PIMS - Arcadia 2009
A week in politics, they say, is a long time. Three days at PIMS is a similar experience, spent anchored between Jersey and Guernsey with the industry great and good.
As a "PIMS" first timer, I was not sure what to expect and upon boarding found that my life from boarding Arcadia on Wednesday evening to getting off at 6.30am on Saturday morning, had been organised with meticulous detail.
The organisers of the event- Richmond Events- carry out a great logistics job. Appointments are arranged for you with those that want to see you or vice versa, mostly in 30 minute slots, from 7.45am onwards through until 7.00pm.
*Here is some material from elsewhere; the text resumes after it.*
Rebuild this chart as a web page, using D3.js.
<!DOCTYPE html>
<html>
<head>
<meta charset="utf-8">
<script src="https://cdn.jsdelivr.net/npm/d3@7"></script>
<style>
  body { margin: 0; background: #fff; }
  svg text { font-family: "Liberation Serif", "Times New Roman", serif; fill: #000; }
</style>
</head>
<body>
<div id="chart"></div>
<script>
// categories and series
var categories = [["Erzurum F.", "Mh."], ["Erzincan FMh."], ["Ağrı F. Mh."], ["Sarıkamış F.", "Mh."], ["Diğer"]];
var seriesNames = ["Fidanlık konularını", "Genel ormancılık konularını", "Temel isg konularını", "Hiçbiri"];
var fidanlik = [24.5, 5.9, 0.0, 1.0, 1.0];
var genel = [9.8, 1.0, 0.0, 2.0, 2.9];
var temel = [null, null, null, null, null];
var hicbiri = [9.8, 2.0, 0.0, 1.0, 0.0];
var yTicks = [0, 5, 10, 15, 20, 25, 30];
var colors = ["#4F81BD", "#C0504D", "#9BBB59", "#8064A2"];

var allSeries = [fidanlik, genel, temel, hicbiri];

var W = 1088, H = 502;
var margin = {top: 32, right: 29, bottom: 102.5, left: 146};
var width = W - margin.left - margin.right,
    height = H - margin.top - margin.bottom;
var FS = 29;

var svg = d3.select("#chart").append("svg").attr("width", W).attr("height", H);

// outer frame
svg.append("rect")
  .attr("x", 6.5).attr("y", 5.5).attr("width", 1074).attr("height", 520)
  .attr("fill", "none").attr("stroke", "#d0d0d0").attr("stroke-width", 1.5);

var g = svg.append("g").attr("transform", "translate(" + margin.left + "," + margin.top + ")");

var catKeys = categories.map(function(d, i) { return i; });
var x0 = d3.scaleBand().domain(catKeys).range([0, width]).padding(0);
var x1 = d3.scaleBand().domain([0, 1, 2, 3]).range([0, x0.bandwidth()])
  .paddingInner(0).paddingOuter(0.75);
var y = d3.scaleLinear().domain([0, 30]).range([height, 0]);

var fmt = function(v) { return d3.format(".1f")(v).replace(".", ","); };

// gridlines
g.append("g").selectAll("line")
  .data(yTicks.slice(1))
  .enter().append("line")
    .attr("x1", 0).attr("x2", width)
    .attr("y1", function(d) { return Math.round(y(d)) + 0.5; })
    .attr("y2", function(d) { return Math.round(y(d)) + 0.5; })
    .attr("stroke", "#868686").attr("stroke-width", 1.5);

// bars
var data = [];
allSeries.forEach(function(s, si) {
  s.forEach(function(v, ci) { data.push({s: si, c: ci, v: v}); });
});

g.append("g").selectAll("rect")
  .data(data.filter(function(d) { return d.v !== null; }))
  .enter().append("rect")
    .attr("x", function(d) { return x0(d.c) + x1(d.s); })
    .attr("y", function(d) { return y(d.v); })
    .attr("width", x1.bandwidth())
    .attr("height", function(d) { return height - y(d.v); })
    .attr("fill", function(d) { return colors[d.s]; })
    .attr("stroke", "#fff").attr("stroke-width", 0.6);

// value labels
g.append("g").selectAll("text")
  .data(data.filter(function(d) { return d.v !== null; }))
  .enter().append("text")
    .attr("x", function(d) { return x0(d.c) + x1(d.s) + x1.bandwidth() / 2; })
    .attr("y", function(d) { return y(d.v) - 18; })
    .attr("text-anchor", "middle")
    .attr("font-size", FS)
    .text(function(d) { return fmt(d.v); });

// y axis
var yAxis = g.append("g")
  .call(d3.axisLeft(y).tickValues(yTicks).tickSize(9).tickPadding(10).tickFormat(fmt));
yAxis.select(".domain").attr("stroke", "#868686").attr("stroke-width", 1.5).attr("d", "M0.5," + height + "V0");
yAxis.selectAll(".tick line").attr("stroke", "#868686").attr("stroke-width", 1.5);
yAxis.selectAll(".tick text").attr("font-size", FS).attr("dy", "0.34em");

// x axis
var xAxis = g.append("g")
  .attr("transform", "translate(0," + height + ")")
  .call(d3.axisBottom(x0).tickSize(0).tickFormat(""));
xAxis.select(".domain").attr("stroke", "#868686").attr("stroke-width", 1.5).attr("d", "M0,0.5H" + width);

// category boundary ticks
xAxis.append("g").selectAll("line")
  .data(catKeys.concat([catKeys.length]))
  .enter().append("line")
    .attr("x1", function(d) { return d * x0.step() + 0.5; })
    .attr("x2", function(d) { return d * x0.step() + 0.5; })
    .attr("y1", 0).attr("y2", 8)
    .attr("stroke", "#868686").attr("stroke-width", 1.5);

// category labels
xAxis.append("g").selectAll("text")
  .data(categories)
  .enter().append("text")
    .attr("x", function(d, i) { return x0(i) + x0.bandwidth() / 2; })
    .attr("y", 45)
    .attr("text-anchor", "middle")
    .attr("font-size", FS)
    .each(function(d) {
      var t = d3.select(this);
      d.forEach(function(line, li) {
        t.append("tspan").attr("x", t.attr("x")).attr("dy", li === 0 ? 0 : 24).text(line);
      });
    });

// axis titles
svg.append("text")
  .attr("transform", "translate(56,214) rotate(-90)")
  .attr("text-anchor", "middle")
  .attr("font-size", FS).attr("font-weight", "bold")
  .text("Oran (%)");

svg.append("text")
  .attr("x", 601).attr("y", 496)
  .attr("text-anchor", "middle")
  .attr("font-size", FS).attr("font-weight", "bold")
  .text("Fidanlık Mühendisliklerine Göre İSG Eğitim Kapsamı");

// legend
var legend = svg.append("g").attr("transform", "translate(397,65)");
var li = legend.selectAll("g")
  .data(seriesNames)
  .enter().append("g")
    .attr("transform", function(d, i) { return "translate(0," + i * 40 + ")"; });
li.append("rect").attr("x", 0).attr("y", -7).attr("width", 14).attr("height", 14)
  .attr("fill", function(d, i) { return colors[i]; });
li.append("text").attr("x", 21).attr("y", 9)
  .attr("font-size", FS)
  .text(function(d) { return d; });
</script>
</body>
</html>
Many providers both large and small were very impressed by what PanaceaIFA has achieved to date and what it is looking to achieve in the coming months. It is quite clear that for product providers, large and small, the much neglected world of the small directly regulated IFA is indeed becoming a sought after one to enter and explore and these firm now realise that PanaceaIFA is the route into it.
There were many fine speaker sessions on board and for those who have not attended PIMS, please see at the end of this article a list of PDFs from the keynote speakers that I am sure will be of interest.
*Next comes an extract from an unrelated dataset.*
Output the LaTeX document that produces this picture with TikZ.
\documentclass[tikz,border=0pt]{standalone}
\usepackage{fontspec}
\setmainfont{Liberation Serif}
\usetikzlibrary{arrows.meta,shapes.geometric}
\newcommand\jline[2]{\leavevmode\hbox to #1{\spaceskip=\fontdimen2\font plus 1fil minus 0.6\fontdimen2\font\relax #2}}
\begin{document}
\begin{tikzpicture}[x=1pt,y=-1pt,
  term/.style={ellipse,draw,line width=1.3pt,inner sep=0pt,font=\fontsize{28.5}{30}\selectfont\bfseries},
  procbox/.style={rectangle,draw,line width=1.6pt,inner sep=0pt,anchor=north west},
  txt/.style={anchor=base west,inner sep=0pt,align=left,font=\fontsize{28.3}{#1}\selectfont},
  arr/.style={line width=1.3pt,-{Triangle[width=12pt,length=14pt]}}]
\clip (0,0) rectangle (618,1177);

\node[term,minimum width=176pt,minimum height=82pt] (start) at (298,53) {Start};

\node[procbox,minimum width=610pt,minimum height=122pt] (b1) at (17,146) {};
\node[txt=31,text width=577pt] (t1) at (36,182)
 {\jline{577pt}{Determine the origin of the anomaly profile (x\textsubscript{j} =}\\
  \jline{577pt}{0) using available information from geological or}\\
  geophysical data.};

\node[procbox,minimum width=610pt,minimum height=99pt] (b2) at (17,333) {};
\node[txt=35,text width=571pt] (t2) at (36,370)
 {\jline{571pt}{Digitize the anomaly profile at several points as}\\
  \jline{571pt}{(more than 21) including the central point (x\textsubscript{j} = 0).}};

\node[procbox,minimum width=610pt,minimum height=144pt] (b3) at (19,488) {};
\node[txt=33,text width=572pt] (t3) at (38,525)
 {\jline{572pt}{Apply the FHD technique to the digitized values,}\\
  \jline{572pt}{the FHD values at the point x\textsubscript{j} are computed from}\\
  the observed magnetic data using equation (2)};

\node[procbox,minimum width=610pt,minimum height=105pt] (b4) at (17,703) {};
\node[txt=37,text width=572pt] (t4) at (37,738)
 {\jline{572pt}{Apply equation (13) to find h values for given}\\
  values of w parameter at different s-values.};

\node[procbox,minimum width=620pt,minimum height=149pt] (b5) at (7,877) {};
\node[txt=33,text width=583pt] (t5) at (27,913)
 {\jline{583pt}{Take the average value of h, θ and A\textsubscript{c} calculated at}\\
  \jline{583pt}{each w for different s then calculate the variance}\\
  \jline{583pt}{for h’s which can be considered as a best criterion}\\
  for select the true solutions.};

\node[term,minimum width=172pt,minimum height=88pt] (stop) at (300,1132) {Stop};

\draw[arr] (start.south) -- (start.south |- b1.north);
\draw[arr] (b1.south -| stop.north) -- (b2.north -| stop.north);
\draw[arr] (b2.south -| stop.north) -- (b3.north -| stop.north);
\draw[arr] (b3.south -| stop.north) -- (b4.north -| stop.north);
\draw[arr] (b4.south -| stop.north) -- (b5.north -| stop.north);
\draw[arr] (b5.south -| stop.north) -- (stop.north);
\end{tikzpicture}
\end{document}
A continuing cause of concern and a focus of some discussion throughout the event was the forthcoming RDR paper from the FSA, the role and regulation of banks, the FOS and the models that advisers will need to adopt or adapt to see the next decade through.
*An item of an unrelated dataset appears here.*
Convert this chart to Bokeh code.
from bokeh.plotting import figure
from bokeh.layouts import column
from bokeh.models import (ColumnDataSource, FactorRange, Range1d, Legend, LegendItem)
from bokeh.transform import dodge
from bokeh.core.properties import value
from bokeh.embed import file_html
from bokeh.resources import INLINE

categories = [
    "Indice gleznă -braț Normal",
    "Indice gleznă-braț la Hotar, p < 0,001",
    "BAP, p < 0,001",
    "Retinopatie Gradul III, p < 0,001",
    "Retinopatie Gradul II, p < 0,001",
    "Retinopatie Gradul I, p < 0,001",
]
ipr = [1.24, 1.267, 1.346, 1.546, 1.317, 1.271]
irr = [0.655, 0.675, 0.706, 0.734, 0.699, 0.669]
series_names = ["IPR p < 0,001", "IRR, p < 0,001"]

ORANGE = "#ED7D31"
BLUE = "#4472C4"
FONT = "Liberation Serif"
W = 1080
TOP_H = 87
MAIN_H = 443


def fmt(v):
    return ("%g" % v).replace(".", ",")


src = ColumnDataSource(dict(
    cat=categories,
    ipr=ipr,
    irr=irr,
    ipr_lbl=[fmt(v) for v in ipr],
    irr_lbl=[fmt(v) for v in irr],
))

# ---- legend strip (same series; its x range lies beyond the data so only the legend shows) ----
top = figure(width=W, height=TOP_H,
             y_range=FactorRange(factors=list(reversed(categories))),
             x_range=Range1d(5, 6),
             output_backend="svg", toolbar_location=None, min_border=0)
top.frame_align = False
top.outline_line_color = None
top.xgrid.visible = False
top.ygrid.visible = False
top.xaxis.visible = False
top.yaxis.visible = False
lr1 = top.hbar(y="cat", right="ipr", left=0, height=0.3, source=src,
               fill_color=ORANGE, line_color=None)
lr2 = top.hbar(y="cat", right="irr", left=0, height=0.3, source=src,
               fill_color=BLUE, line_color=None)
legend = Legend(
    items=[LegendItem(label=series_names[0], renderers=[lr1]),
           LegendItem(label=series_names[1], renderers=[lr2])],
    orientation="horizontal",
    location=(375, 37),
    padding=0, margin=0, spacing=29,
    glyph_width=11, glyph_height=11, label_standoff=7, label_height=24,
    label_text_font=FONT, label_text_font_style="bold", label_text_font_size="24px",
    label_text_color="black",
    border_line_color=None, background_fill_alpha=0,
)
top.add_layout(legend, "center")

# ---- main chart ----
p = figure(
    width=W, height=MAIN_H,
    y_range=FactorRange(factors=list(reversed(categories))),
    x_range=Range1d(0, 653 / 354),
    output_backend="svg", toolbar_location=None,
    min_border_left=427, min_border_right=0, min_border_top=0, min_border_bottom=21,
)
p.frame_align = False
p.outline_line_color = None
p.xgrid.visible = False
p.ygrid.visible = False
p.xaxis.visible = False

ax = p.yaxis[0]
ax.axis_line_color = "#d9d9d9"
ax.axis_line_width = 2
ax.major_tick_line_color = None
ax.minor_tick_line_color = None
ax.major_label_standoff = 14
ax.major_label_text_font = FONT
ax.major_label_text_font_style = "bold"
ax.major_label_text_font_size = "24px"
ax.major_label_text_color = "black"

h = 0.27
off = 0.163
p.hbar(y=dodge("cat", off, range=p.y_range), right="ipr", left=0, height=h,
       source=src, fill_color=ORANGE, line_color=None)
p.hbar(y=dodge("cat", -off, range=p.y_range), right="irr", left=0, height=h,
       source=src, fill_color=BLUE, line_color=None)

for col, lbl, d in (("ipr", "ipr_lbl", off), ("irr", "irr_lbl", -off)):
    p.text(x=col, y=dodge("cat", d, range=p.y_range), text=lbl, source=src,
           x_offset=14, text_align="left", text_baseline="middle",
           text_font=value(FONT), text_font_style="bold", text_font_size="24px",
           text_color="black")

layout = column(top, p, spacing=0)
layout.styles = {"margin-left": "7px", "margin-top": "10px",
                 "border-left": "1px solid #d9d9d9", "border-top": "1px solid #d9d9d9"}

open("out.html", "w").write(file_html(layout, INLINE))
There is much RDR speculation and all will become very much clearer soon. We know that regulation, and in particular retro regulation is a major concern. Many delegates were from smaller IFA firms and needless to say for them, the FSA/FOS relationship was high on many agendas.
There was some very useful intelligence to be gathered here and some messages came through that will give considerable food for thought.
The whole regulatory regime as it stands appears to be set up to favour banks as you will be only too well aware. By far the biggest miss-selling offenders within FOS jurisdiction are the banks. IFAs account for 3% of all complaints with 30% of these found in favour of the complainant. These figures should suggest to any regulator that either the banks are regulated separately or IFAs are. But, the cost of regulation and regulating banks in particular should not fall on the shoulders of a distribution and advice channel that accounts for less that 1% of complaints.
Although any fines against banks may seem high in cash terms they are rather like fining a Premiership footballer a week’s wages. Fines are surely ineffective for these types of organisation and perhaps a suspension of permissions for a month or two in the case continued extreme rule breaches and failures would/ could be more appropriate, a form of three match ban!!
An interesting conversation was had with Chris Cummings who is of the view that IFAs should be pleased with most aspects of the RDR but as always we would advise that the devil will be in the detail. He also came up with some interesting view on the FOS and the 15 year longstop.
It would appear that late last year the FSA was relaxed about accepting the appropriateness of this legal anomaly that the FOS has unfairly fought so long to retain. But, the FOS and its consumer panel in particular is hell bent on fighting this and that any decision will only come from legal challenges or political intervention.
Regarding the hot potato of considering previous ombudsman scheme rules as per the transitional rule provision, the FOS stance on this is that the key word is “consider” and the scenario for this I that they look at case, tick the “consider” box then move on to jurisdiction thus demonstrating that they have applied the word” consider” in an appropriate fashion. We would strongly advise those IFAs who wish to see “consideration” of previous ombudsman scheme rule demonstrably applied to ask for documentary evidence to illustrate how the word “consider” has been actually been applied.
Chris Cummings advised that the FOS do have a special unit to deal with IFA complaints with staff that are supposedly more in tune with those that they sit in judgement upon and as a result it would appear that more IFAs are now asking one to one hearings with the FOS and getting them. We would advise all IFAs to request one to one hearings as this is the only way that adjudicators can have the veil lifted that seems to obscure the fact that many manufactured complaints enter a system when they should not.
It would appear to be the view of Walter Merricks that for IFAs caught out by the 15 year longstop, it is their own fault for not being incorporated. This. would suggest that for any small incorporated firm that is facing ruin due to a raft of “stale claims”, the acceptable ultimate act of preservation option is to close down and pass the claim on to the FSCS so someone, anyone, even you will pick up the tab by way of increased levies.
So that is OK then! Except that FSCS do appear to consider the 15 year longstop in deliberating over what may be stale claims. Welcome to the Magic Roundabout.
PIMS is a great event and if you are invited to go, grab the opportunity. They say that people who are like each other like each other. Well, at PIMS there are a whole lot of people who all have the same focus, aims and aspirations and want to see a more professional and well resourced financial services world evolve for the benefit of all.